#### PROVIDED RECORDS
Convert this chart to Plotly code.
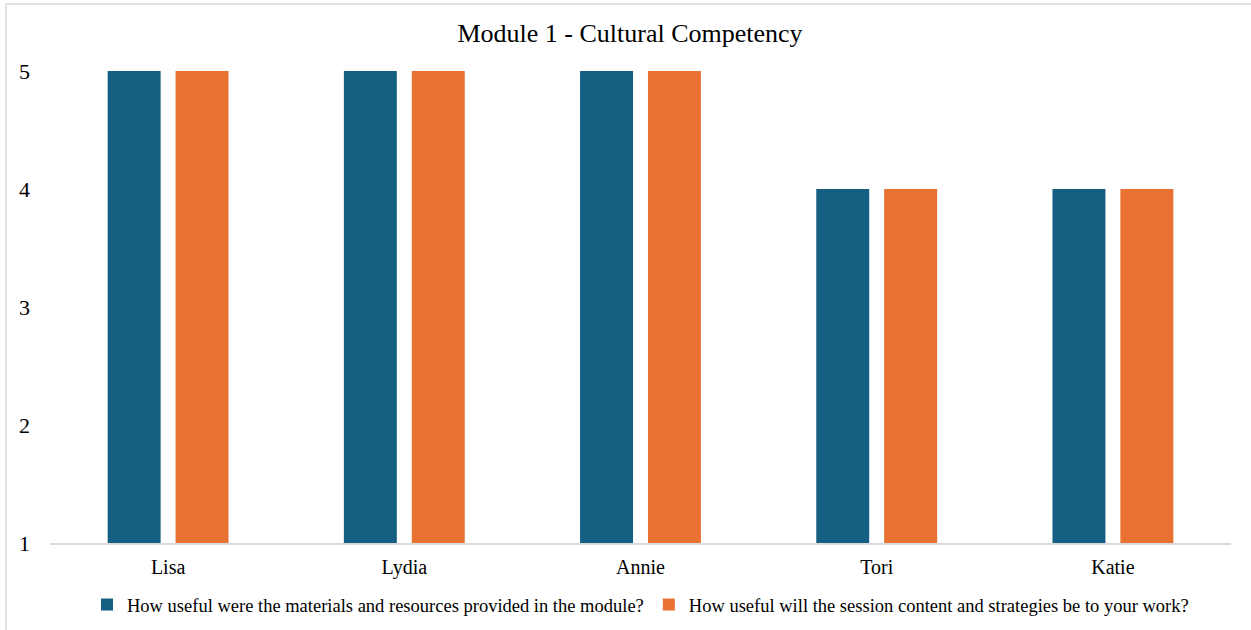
import plotly.graph_objects as go

names = ["Lisa", "Lydia", "Annie", "Tori", "Katie"]
materials = [5, 5, 5, 4, 4]
session = [5, 5, 5, 4, 4]
series_names = [
    "How useful were the materials and resources provided in the module?",
    "How useful will the session content and strategies be to your work?",
]
title_text = "Module 1 - Cultural Competency"
y_ticks = [1, 2, 3, 4, 5]

W, H = 1251, 630
L, R, T, B = 50, 20, 71, 87
pw, ph = W - L - R, H - T - B

def px_x(px):
    return (px - L) / pw

def px_y(py):
    return (H - B - py) / ph

font_family = "Liberation Serif, Times New Roman, serif"

fig = go.Figure()
fig.add_trace(go.Bar(x=names, y=[v - 1 for v in materials], base=1, name=series_names[0],
                     marker=dict(color="#156082", line=dict(width=0)),
                     customdata=materials, hovertemplate="%{customdata}<extra></extra>"))
fig.add_trace(go.Bar(x=names, y=[v - 1 for v in session], base=1, name=series_names[1],
                     marker=dict(color="#E97132", line=dict(width=0)),
                     customdata=session, hovertemplate="%{customdata}<extra></extra>"))

fig.update_layout(
    width=W, height=H,
    margin=dict(l=L, r=R, t=T, b=B, autoexpand=False),
    paper_bgcolor="white", plot_bgcolor="white",
    font=dict(family=font_family, color="#000000", size=20),
    title=dict(text=title_text, x=630 / W, xanchor="center", y=1 - 33 / H, yanchor="middle",
               font=dict(size=26, family=font_family, color="#000000")),
    barmode="group", bargap=0.425, bargroupgap=0.22,
    showlegend=True,
    legend=dict(orientation="h", x=0.5, xanchor="center", xref="paper",
                y=1 - 605 / H, yanchor="middle", yref="container",
                font=dict(size=18.5, family=font_family), itemwidth=30, itemsizing="constant",
                bgcolor="rgba(0,0,0,0)"),
    xaxis=dict(showline=True, linecolor="#d9d9d9", linewidth=1.5, showgrid=False, ticks="",
               tickfont=dict(size=20), ticklabelstandoff=5, fixedrange=True, automargin=False),
    yaxis=dict(range=[1, 5], tickvals=y_ticks, showgrid=False, zeroline=False, showline=False,
               ticks="", tickfont=dict(size=22), ticklabelstandoff=19, fixedrange=True, automargin=False),
    shapes=[
        dict(type="line", xref="paper", yref="paper", x0=px_x(6), x1=px_x(1260), y0=px_y(4), y1=px_y(4),
             line=dict(color="#d9d9d9", width=1.5)),
        dict(type="line", xref="paper", yref="paper", x0=px_x(6), x1=px_x(6), y0=px_y(4), y1=px_y(640),
             line=dict(color="#d9d9d9", width=1.5)),
    ],
)

fig.write_html("out.html")
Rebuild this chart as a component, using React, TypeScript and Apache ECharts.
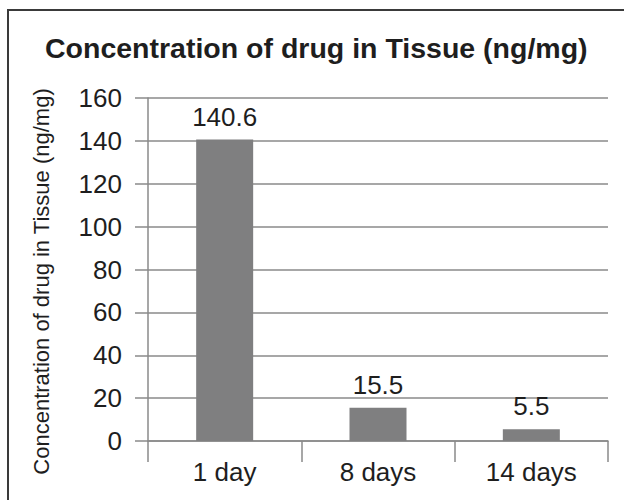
import React, { useEffect, useRef } from "react";
import * as echarts from "echarts";

const categories = ["1 day", "8 days", "14 days"];
const values = [140.6, 15.5, 5.5];
const yTicks = { min: 0, max: 160, interval: 20 };
const titleText = "Concentration of drug in Tissue (ng/mg)";
const yAxisName = "Concentration of drug in Tissue (ng/mg)";

export default function App() {
  const ref = useRef<HTMLDivElement>(null);
  useEffect(() => {
    if (!ref.current) return;
    const chart = echarts.init(ref.current, null, { renderer: "svg" });
    const lineColor = "#8a8a8a";
    const textColor = "#1e1e1e";
    const font = "Liberation Sans, Arial, sans-serif";
    chart.setOption({
      animation: false,
      backgroundColor: "#ffffff",
      title: {
        text: titleText,
        left: 45,
        top: 33,
        padding: 0,
        textStyle: {
          fontFamily: font,
          fontWeight: "bold",
          fontSize: 28.5,
          color: textColor,
        },
      },
      graphic: [
        {
          type: "rect",
          shape: { x: 8, y: 10, width: 700, height: 600 },
          style: { fill: "none", stroke: "#3a3a3a", lineWidth: 2 },
          silent: true,
        },
      ],
      grid: { left: 148, right: 16, top: 98, bottom: 59, containLabel: false },
      xAxis: {
        type: "category",
        data: categories,
        axisLine: { show: true, lineStyle: { color: lineColor, width: 1.5 } },
        axisTick: { show: true, length: 21, lineStyle: { color: lineColor, width: 1.5 } },
        axisLabel: {
          margin: 18,
          fontSize: 26,
          fontFamily: font,
          color: textColor,
        },
      },
      yAxis: {
        type: "value",
        min: yTicks.min,
        max: yTicks.max,
        interval: yTicks.interval,
        name: yAxisName,
        nameLocation: "middle",
        nameGap: 96,
        nameTextStyle: {
          fontFamily: font,
          fontSize: 22,
          color: textColor,
          padding: [0, 24, 0, 0],
        },
        axisLine: { show: true, lineStyle: { color: lineColor, width: 1.5 } },
        axisTick: { show: true, length: 13, lineStyle: { color: lineColor, width: 1.5 } },
        splitLine: { show: true, lineStyle: { color: lineColor, width: 1.5 } },
        axisLabel: {
          margin: 26,
          fontSize: 26,
          fontFamily: font,
          color: textColor,
        },
      },
      series: [
        {
          type: "bar",
          data: values,
          barWidth: 57,
          itemStyle: { color: "#7f7f80" },
          label: {
            show: true,
            position: "top",
            distance: 10,
            fontSize: 26,
            fontFamily: font,
            color: textColor,
          },
        },
      ],
    });
    return () => chart.dispose();
  }, []);
  return (
    <div
      ref={ref}
      style={{ position: "fixed", left: 0, top: 0, width: 624, height: 500 }}
    />
  );
}
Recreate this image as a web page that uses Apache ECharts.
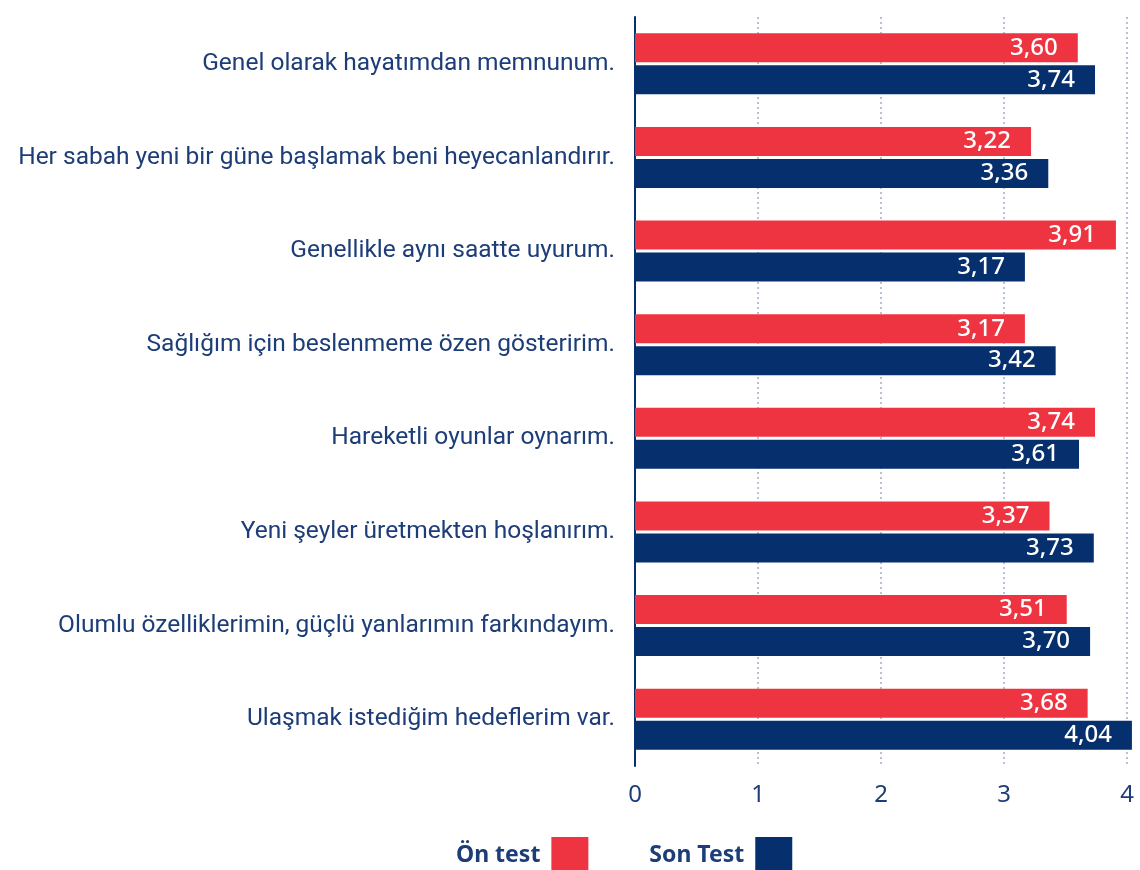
<!DOCTYPE html>
<html><head><meta charset="utf-8">
<script src="https://cdn.jsdelivr.net/npm/echarts@6/dist/echarts.min.js"></script>
<style>html,body{margin:0;padding:0;background:#fff}#c{width:1140px;height:870px}</style>
</head><body><div id="c"></div>
<script>
const categories = [
  "Genel olarak hayatımdan memnunum.",
  "Her sabah yeni bir güne başlamak beni heyecanlandırır.",
  "Genellikle aynı saatte uyurum.",
  "Sağlığım için beslenmeme özen gösteririm.",
  "Hareketli oyunlar oynarım.",
  "Yeni şeyler üretmekten hoşlanırım.",
  "Olumlu özelliklerimin, güçlü yanlarımın farkındayım.",
  "Ulaşmak istediğim hedeflerim var."
];
const onTest = [3.60, 3.22, 3.91, 3.17, 3.74, 3.37, 3.51, 3.68];
const sonTest = [3.74, 3.36, 3.17, 3.42, 3.61, 3.73, 3.70, 4.04];
const seriesNames = ["Ön test", "Son Test"];

const navy = '#062f6e';
const red = '#ef3441';
const textNavy = '#1d3d78';
const fmt = p => p.value.toFixed(2).replace('.', ',');

const chart = echarts.init(document.getElementById('c'));
chart.setOption({
  animation: false,
  grid: { left: 635, right: 13, top: 17, bottom: 104, containLabel: false, outerBoundsMode: 'none' },
  legend: {
    left: 451, top: 832, align: 'right',
    itemWidth: 37, itemHeight: 37, itemGap: 61,
    icon: 'rect',
    textStyle: { color: textNavy, fontSize: 23, fontWeight: 'bold', fontFamily: 'Noto Sans', padding: [0, 6, 0, 0] },
    data: seriesNames
  },
  xAxis: {
    type: 'value', min: 0, max: 4, interval: 1,
    axisLine: { show: false }, axisTick: { show: false },
    axisLabel: { color: textNavy, fontSize: 24, fontFamily: 'Noto Sans', margin: 17 },
    splitLine: { show: true, lineStyle: { color: '#b9c3d6', type: [2, 3], width: 2 } }
  },
  yAxis: {
    type: 'category', inverse: true, data: categories, offset: 2,
    axisLine: { show: true, lineStyle: { color: navy, width: 2 } },
    axisTick: { show: false },
    axisLabel: { color: textNavy, fontSize: 24.5, fontFamily: 'Roboto', margin: 18 }
  },
  series: [
    { name: seriesNames[0], type: 'bar', data: onTest, barWidth: 29, barGap: '10%', clip: false,
      itemStyle: { color: red },
      label: { show: true, position: 'insideRight', distance: 20, color: '#fff', fontSize: 24, fontWeight: 500, fontFamily: 'Noto Sans', formatter: fmt } },
    { name: seriesNames[1], type: 'bar', data: sonTest, barWidth: 29, barGap: '10%', clip: false,
      itemStyle: { color: navy },
      label: { show: true, position: 'insideRight', distance: 20, color: '#fff', fontSize: 24, fontWeight: 500, fontFamily: 'Noto Sans', formatter: fmt } }
  ]
});
</script></body></html>
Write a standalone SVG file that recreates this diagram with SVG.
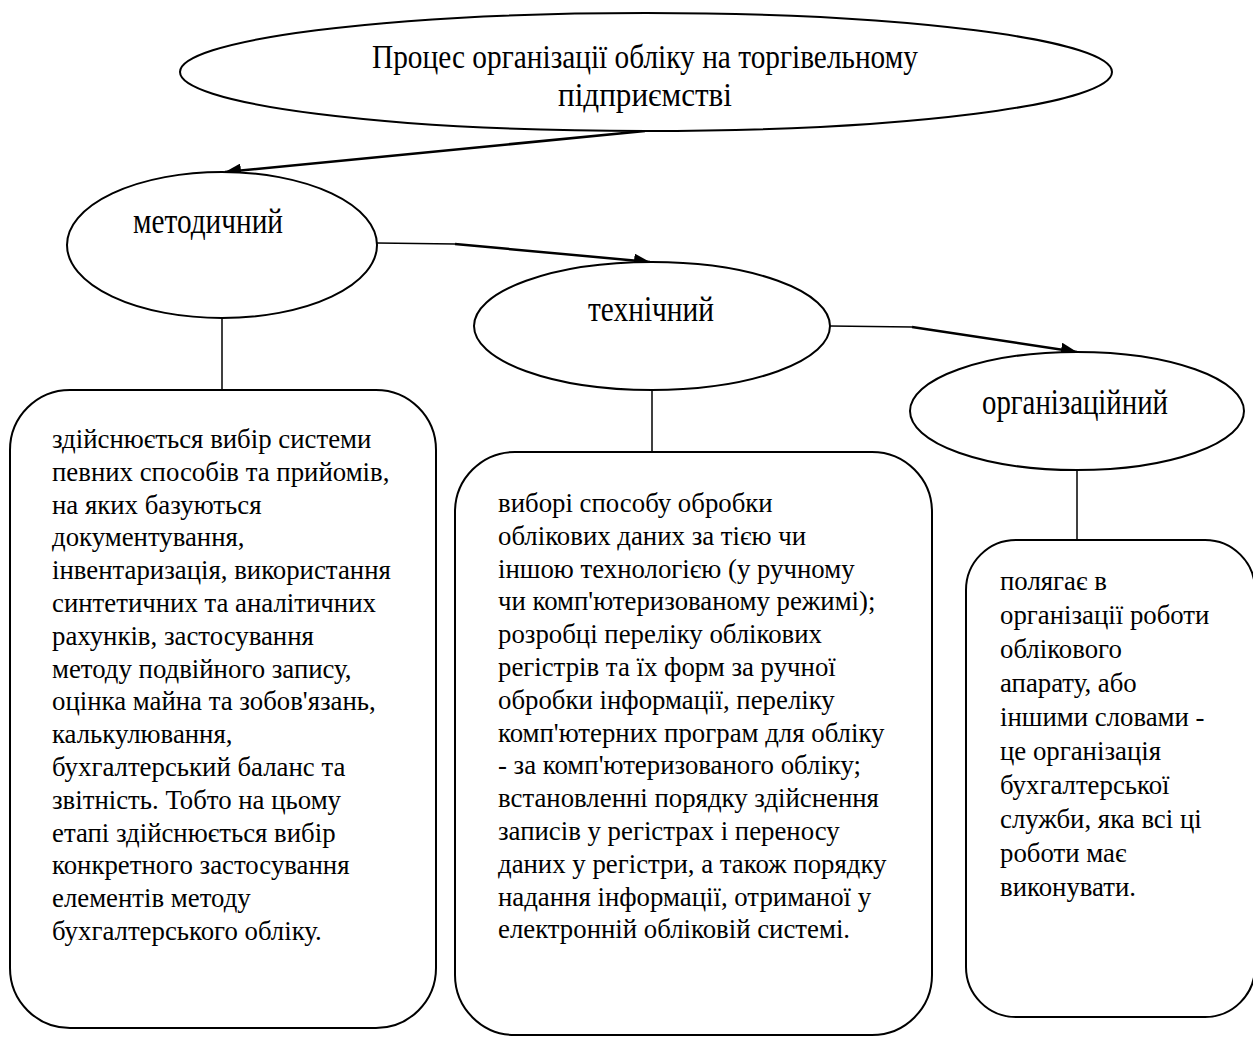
<svg xmlns="http://www.w3.org/2000/svg" width="1253" height="1037" viewBox="0 0 1253 1037">
<style>
.shape{fill:#fff;stroke:#000;stroke-width:2}
.conn{fill:none;stroke:#000;stroke-width:2.5}
.thin{fill:none;stroke:#000;stroke-width:1.5}
.lbl{font-family:"Liberation Serif","Times New Roman",serif;font-size:29px;fill:#000}
.ttl{font-family:"Liberation Serif","Times New Roman",serif;font-size:28px;fill:#000}
.body{font-family:"Liberation Serif","Times New Roman",serif;font-size:26.8px;fill:#000}
</style>
<defs>
<marker id="arr" markerUnits="userSpaceOnUse" markerWidth="18" markerHeight="14" refX="16" refY="7" orient="auto">
<path d="M0,0 L16,7 L0,14 Z" fill="#000"/>
</marker>
</defs>
<rect width="1253" height="1037" fill="#fff"/>
<g id="connectors">
<path class="conn" d="M645,131 L225,172" marker-end="url(#arr)"/>
<path class="thin" d="M377,243 L455,244"/>
<path class="conn" d="M455,244 L650,262" marker-end="url(#arr)"/>
<path class="thin" d="M830,326 L912,327"/>
<path class="conn" d="M912,327 L1077,352" marker-end="url(#arr)"/>
<path class="thin" d="M222,318 L222,390"/>
<path class="thin" d="M652,390 L652,452"/>
<path class="thin" d="M1077,470 L1077,540"/>
</g>
<g id="root">
<ellipse class="shape" cx="646" cy="72" rx="466" ry="59"/>
<text class="ttl" x="645" y="68" text-anchor="middle" textLength="546" lengthAdjust="spacingAndGlyphs" transform="translate(0,68) scale(1,1.2) translate(0,-68)">Процес організації обліку на торгівельному</text>
<text class="ttl" x="645" y="106" text-anchor="middle" textLength="174" lengthAdjust="spacingAndGlyphs" transform="translate(0,106) scale(1,1.2) translate(0,-106)">підприємстві</text>
</g>
<g id="metodychnyi">
<ellipse class="shape" cx="222" cy="245" rx="155" ry="73"/>
<text class="lbl" x="208" y="233" text-anchor="middle" textLength="150" lengthAdjust="spacingAndGlyphs" transform="translate(0,233) scale(1,1.25) translate(0,-233)">методичний</text>
</g>
<g id="tekhnichnyi">
<ellipse class="shape" cx="652" cy="326" rx="178" ry="64"/>
<text class="lbl" x="651" y="321" text-anchor="middle" textLength="126" lengthAdjust="spacingAndGlyphs" transform="translate(0,321) scale(1,1.25) translate(0,-321)">технічний</text>
</g>
<g id="orhanizatsiinyi">
<ellipse class="shape" cx="1077" cy="411" rx="167" ry="59"/>
<text class="lbl" x="1075" y="414" text-anchor="middle" textLength="186" lengthAdjust="spacingAndGlyphs" transform="translate(0,414) scale(1,1.25) translate(0,-414)">організаційний</text>
</g>
<g id="box1">
<rect class="shape" x="10" y="390" width="426" height="638" rx="60"/>
<text class="body" x="52" y="448">
<tspan x="52" dy="0">здійснюється вибір системи</tspan>
<tspan x="52" dy="32.8">певних способів та прийомів,</tspan>
<tspan x="52" dy="32.8">на яких базуються</tspan>
<tspan x="52" dy="32.8">документування,</tspan>
<tspan x="52" dy="32.8">інвентаризація, використання</tspan>
<tspan x="52" dy="32.8">синтетичних та аналітичних</tspan>
<tspan x="52" dy="32.8">рахунків, застосування</tspan>
<tspan x="52" dy="32.8">методу подвійного запису,</tspan>
<tspan x="52" dy="32.8">оцінка майна та зобов'язань,</tspan>
<tspan x="52" dy="32.8">калькулювання,</tspan>
<tspan x="52" dy="32.8">бухгалтерський баланс та</tspan>
<tspan x="52" dy="32.8">звітність. Тобто на цьому</tspan>
<tspan x="52" dy="32.8">етапі здійснюється вибір</tspan>
<tspan x="52" dy="32.8">конкретного застосування</tspan>
<tspan x="52" dy="32.8">елементів методу</tspan>
<tspan x="52" dy="32.8">бухгалтерського обліку.</tspan>
</text>
</g>
<g id="box2">
<rect class="shape" x="455" y="452" width="477" height="583" rx="60"/>
<text class="body" x="498" y="512">
<tspan x="498" dy="0">виборі способу обробки</tspan>
<tspan x="498" dy="32.8">облікових даних за тією чи</tspan>
<tspan x="498" dy="32.8">іншою технологією (у ручному</tspan>
<tspan x="498" dy="32.8">чи комп'ютеризованому режимі);</tspan>
<tspan x="498" dy="32.8">розробці переліку облікових</tspan>
<tspan x="498" dy="32.8">регістрів та їх форм за ручної</tspan>
<tspan x="498" dy="32.8">обробки інформації, переліку</tspan>
<tspan x="498" dy="32.8">комп'ютерних програм для обліку</tspan>
<tspan x="498" dy="32.8">- за комп'ютеризованого обліку;</tspan>
<tspan x="498" dy="32.8">встановленні порядку здійснення</tspan>
<tspan x="498" dy="32.8">записів у регістрах і переносу</tspan>
<tspan x="498" dy="32.8">даних у регістри, а також порядку</tspan>
<tspan x="498" dy="32.8">надання інформації, отриманої у</tspan>
<tspan x="498" dy="32.8">електронній обліковій системі.</tspan>
</text>
</g>
<g id="box3">
<rect class="shape" x="966" y="540" width="289" height="477" rx="50"/>
<text class="body" x="1000" y="590">
<tspan x="1000" dy="0">полягає в</tspan>
<tspan x="1000" dy="34">організації роботи</tspan>
<tspan x="1000" dy="34">облікового</tspan>
<tspan x="1000" dy="34">апарату, або</tspan>
<tspan x="1000" dy="34">іншими словами -</tspan>
<tspan x="1000" dy="34">це організація</tspan>
<tspan x="1000" dy="34">бухгалтерської</tspan>
<tspan x="1000" dy="34">служби, яка всі ці</tspan>
<tspan x="1000" dy="34">роботи має</tspan>
<tspan x="1000" dy="34">виконувати.</tspan>
</text>
</g>
</svg>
########
The required output is the exact run of lines from the start of the records through the line containing "pw, ph = W - L - R, H - T - B", both ends included, with no pictures.

Convert this chart to Plotly code.
import plotly.graph_objects as go

names = ["Lisa", "Lydia", "Annie", "Tori", "Katie"]
materials = [5, 5, 5, 4, 4]
session = [5, 5, 5, 4, 4]
series_names = [
    "How useful were the materials and resources provided in the module?",
    "How useful will the session content and strategies be to your work?",
]
title_text = "Module 1 - Cultural Competency"
y_ticks = [1, 2, 3, 4, 5]

W, H = 1251, 630
L, R, T, B = 50, 20, 71, 87
pw, ph = W - L - R, H - T - B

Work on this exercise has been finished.